Standard ImageNet recipe — random resized crop + flip for training, center crop for eval. Match the preprocessing convention that the pretrained model expects:

# Plain tf.image / tf.data preprocessing for Keras ResNet50 (NHWC). Keras
# ResNet50 expects its own `preprocess_input` convention, not PyTorch-style
# RGB mean/std normalization.
IMG_SIZE = 224

def _normalize(x):
    return tf.keras.applications.resnet50.preprocess_input(
        tf.cast(x, tf.float32))

def train_augs(x, training=False):
    # Input is (256, 256, 3) — already resized by image_dataset_from_directory.
    x = tf.image.random_crop(x, (IMG_SIZE, IMG_SIZE, 3))
    x = tf.image.random_flip_left_right(x)
    return _normalize(x)

def test_augs(x, training=False):
    # Input is (256, 256, 3) — already resized by image_dataset_from_directory.
    # Center crop to IMG_SIZE x IMG_SIZE.
    off = (256 - IMG_SIZE) // 2
    x = x[off:off + IMG_SIZE, off:off + IMG_SIZE, :]
    return _normalize(x)

Inspect the pretrained head

The source model was trained for 1000 ImageNet classes. Its convolutional body is reusable; the final classifier is task-specific and will be replaced:

# Load pretrained ResNet50 (full model with top) to inspect the output layer
pretrained_net = keras.applications.ResNet50(weights='imagenet')

Replace the task head

Create a target model with the same pretrained backbone and a randomly initialized 2-way classifier for hot dog vs. not hot dog:

pretrained_net.layers[-1]
<Dense name=predictions, built=True>

Discriminative learning rates

Let \theta_b be pretrained backbone parameters and \theta_h the new head. Use a small step on \theta_b and a larger one on \theta_h:

\eta_b = \eta,\qquad \eta_h = 10\eta.

# Pretrained ResNet50 base (no top) + global average pool + fresh 2-class head
finetune_net = keras.Sequential([
    keras.applications.ResNet50(weights='imagenet', include_top=False,
                                pooling='avg',
                                input_shape=(IMG_SIZE, IMG_SIZE, 3)),
    keras.layers.Dense(2, kernel_initializer='glorot_uniform',
                       name='classifier'),
])

Training helper

The helper hides framework details: parameter groups, optimizer construction, metric logging, and the scratch/fine-tune switch. The four-step pattern is:

  • build the pretrained backbone and new head;
  • assign a small learning rate to backbone parameters;
  • assign a larger learning rate to the randomly initialized head;
  • train and compare against a scratch baseline.

Run fine-tuning

With matched ImageNet preprocessing and a small base LR, the pretrained model should reach useful accuracy quickly. The point is not just a better final score; it is much less data and compute than training the same network cold.
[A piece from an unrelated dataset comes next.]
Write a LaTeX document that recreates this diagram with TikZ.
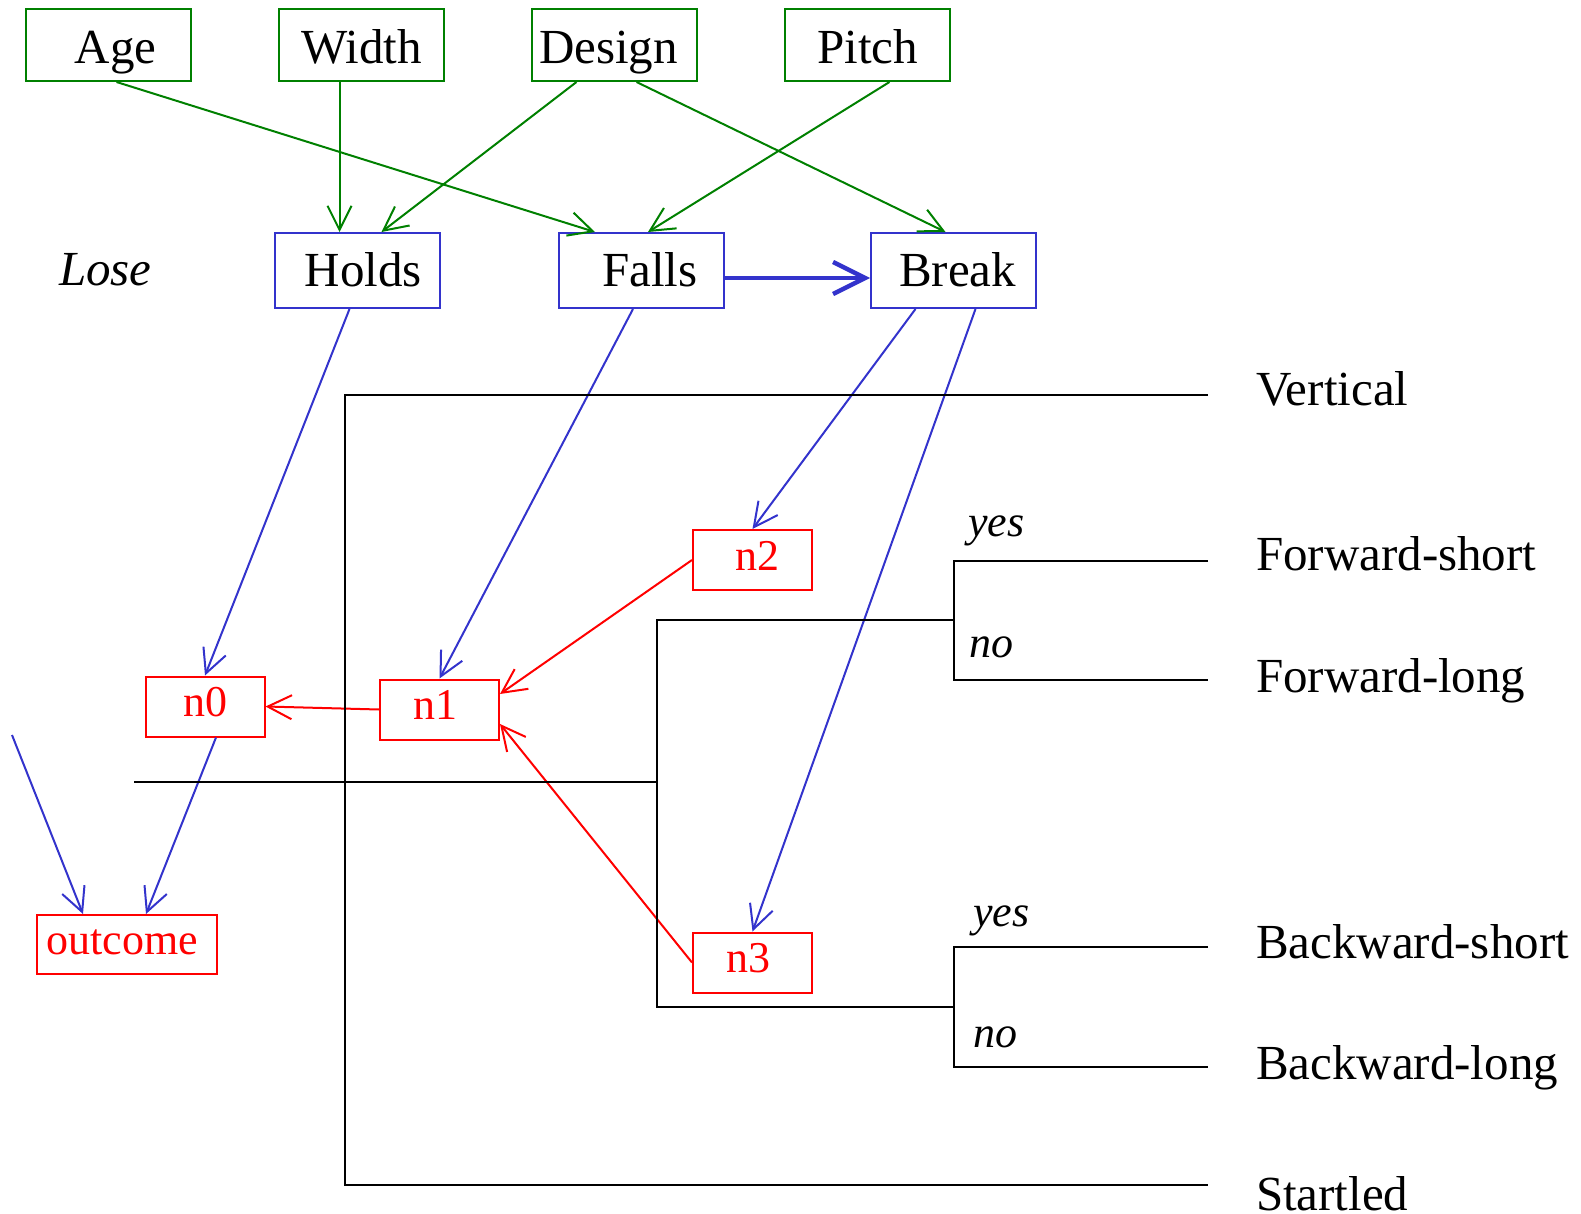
\documentclass[tikz,border=0pt]{standalone}
\usepackage{fontspec}
\setmainfont{Liberation Serif}
\usepackage{tikz}
\usetikzlibrary{arrows.meta}
\definecolor{netgreen}{RGB}{0,128,0}
\definecolor{netblue}{RGB}{51,51,204}
\definecolor{netred}{RGB}{255,0,0}

\begin{document}
\begin{tikzpicture}[->,>={Straight Barb[length=12pt,width=12pt]},
                    line width=1pt,node distance=126.5pt,
                    x=0.5pt,y=-0.5pt,
                    bigtext/.style={font=\fontsize{24.5}{29}\selectfont},
                    smalltext/.style={font=\fontsize{22}{26}\selectfont},
                    factor/.style={draw=netgreen,bigtext,inner sep=0pt,
                      minimum width=82.5pt,minimum height=36pt,
                      text height=19pt,text depth=0pt},
                    event/.style={draw=netblue,bigtext,inner sep=0pt,
                      minimum width=82.5pt,minimum height=37.5pt,
                      text height=16pt,text depth=0pt},
                    netnode/.style={draw=netred,text=netred,smalltext,inner sep=0pt,
                      minimum width=59.5pt,minimum height=30pt,
                      text height=12pt,text depth=2pt},
                    leaf/.style={bigtext,anchor=base west,inner sep=0pt},
                    answer/.style={font=\fontsize{22}{26}\selectfont\itshape,
                      anchor=base west,inner sep=0pt}]

\useasboundingbox (0,0) rectangle (1581,1214);

% factors
\node[factor] (AGE) at(108.5,45) {\hspace*{7pt}Age};
\node (WIDTH) [factor,right of=AGE] {Width};
\node (DESIGN) [factor,right of=WIDTH] {Design\hspace*{6pt}};
\node (PITCH) [factor,right of=DESIGN] {Pitch};

% events
\node[font=\fontsize{24.5}{29}\selectfont\itshape,anchor=base west,inner sep=0pt]
      (LOSE) at(58,286) {Lose};
\node[event] (HOLDS) at(357.5,270.5) {\hspace*{6pt}Holds};
\node[event] (FALLS) at(641,270.5) {\hspace*{9pt}Falls};
\node[event] (BREAK) at(953.5,270.5) {\hspace*{4pt}Break};

% network
\node[netnode] (N0) at(205,706.5) {n0};
\node[netnode] (N1) at(439.5,709.5) {n1\hspace*{4pt}};
\node[netnode] (N2) at(752.5,560) {\hspace*{5pt}n2};
\node[netnode] (N3) at(752.5,962.5) {n3\hspace*{4pt}};
\node[netnode,minimum width=90pt,minimum height=29.5pt] (OUTCOME) at(127,944.5) {outcome\hspace*{5pt}};
\coordinate (FREE) at(12,735);

\path[netgreen]
      ([xshift=4pt]AGE.south) edge ([xshift=-23pt]FALLS.north)
      ([xshift=-11pt]WIDTH.south) edge ([xshift=-9pt]HOLDS.north)
      ([xshift=-19pt]DESIGN.south) edge ([xshift=12pt]HOLDS.north)
      ([xshift=11pt]DESIGN.south) edge ([xshift=-4pt]BREAK.north)
      ([xshift=11pt]PITCH.south) edge ([xshift=3.5pt]FALLS.north);

\draw[netblue,line width=2.2pt,>={Straight Barb[length=16pt,width=16pt]}]
      ([yshift=-3.75pt]FALLS.east) -- ([yshift=-3.75pt]BREAK.west);

\path[netblue]
      ([xshift=-4pt]HOLDS.south) edge (N0.north)
      ([xshift=-4pt]FALLS.south) edge (N1.north)
      ([xshift=-19pt]BREAK.south) edge (N2.north)
      ([xshift=11pt]BREAK.south) edge (N3.north)
      ([xshift=5.5pt]N0.south) edge ([xshift=9.5pt]OUTCOME.north)
      (FREE) edge ([xshift=-22pt]OUTCOME.north);

\path[netred]
      (N1.west) edge (N0.east)
      (N2.west) edge ([yshift=7.75pt]N1.east)
      (N3.west) edge ([yshift=-7.25pt]N1.east);

% tree
\draw[-] (1208,395) -- (345,395) -- (345,1185) -- (1208,1185);
\draw[-] (134,782) -- (657,782);
\draw[-] (954,620) -- (657,620) -- (657,1007) -- (954,1007);
\draw[-] (1208,561) -- (954,561) -- (954,680) -- (1208,680);
\draw[-] (1208,947) -- (954,947) -- (954,1067) -- (1208,1067);

\node[answer] (YES1) at(967,537) {yes};
\node[answer] (NO1) at(968,657) {no};
\node[answer] (YES2) at(972,926) {yes};
\node[answer] (NO2) at(972,1047) {no};

\node[leaf] (VERT) at(1255,406) {Vertical};
\node[leaf] (FSHORT) at(1255,570) {Forward-short};
\node[leaf] (FLONG) at(1255,692) {Forward-long};
\node[leaf] (BSHORT) at(1255,958) {Backward-short};
\node[leaf] (BLONG) at(1255,1079) {Backward-long};
\node[leaf] (START) at(1255,1210) {Startled};
\end{tikzpicture}
\end{document}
train_fine_tuning(finetune_net, 5e-5)
epoch 1, loss 0.879, train acc 0.516, test acc 0.564
epoch 2, loss 0.773, train acc 0.566, test acc 0.635
epoch 3, loss 0.710, train acc 0.610, test acc 0.688
epoch 4, loss 0.660, train acc 0.663, test acc 0.716
epoch 5, loss 0.603, train acc 0.692, test acc 0.738

From-scratch baseline

Same architecture, no pretraining. Much worse on this small dataset — illustrates why transfer learning is the default:

# Train from scratch: same architecture but with random (no-pretrain) weights.
scratch_net = keras.Sequential([
    keras.applications.ResNet50(weights=None, include_top=False,
                                pooling='avg',
                                input_shape=(IMG_SIZE, IMG_SIZE, 3)),
    keras.layers.Dense(2, kernel_initializer='glorot_uniform',
                       name='classifier'),
])
train_fine_tuning(scratch_net, 5e-4, param_group=False)
epoch 1, loss 0.678, train acc 0.575, test acc 0.478
epoch 2, loss 0.676, train acc 0.572, test acc 0.479
epoch 3, loss 0.667, train acc 0.592, test acc 0.520
epoch 4, loss 0.656, train acc 0.608, test acc 0.535
epoch 5, loss 0.645, train acc 0.631, test acc 0.539

What to vary

The natural ablations are: freeze more or fewer layers, change the backbone/head learning-rate ratio, and compare against the source ImageNet “hotdog” class weights.

# Freeze the ResNet50 backbone (layer 0 of the Sequential); only head trains.
finetune_net.layers[0].trainable = False
weight = pretrained_net.layers[-1].get_weights()[0]  # Shape: (2048, 1000)
hotdog_w = weight[:, 934]
hotdog_w.shape
(2048,)

Recap

  • Transfer learning: pretrained backbone + new head; almost always beats from-scratch on small / medium datasets.
  • Use small LR on the backbone (10×–100× smaller than the head LR) — pretrained features need only nudges.
  • Match input preprocessing (mean/std normalization, input size, or model-specific preprocess_input) to what the pretrained model expects.
  • Modern variants: feature-extractor mode (freeze everything but head), full fine-tune (everything trains), parameter-efficient methods (LoRA, adapters).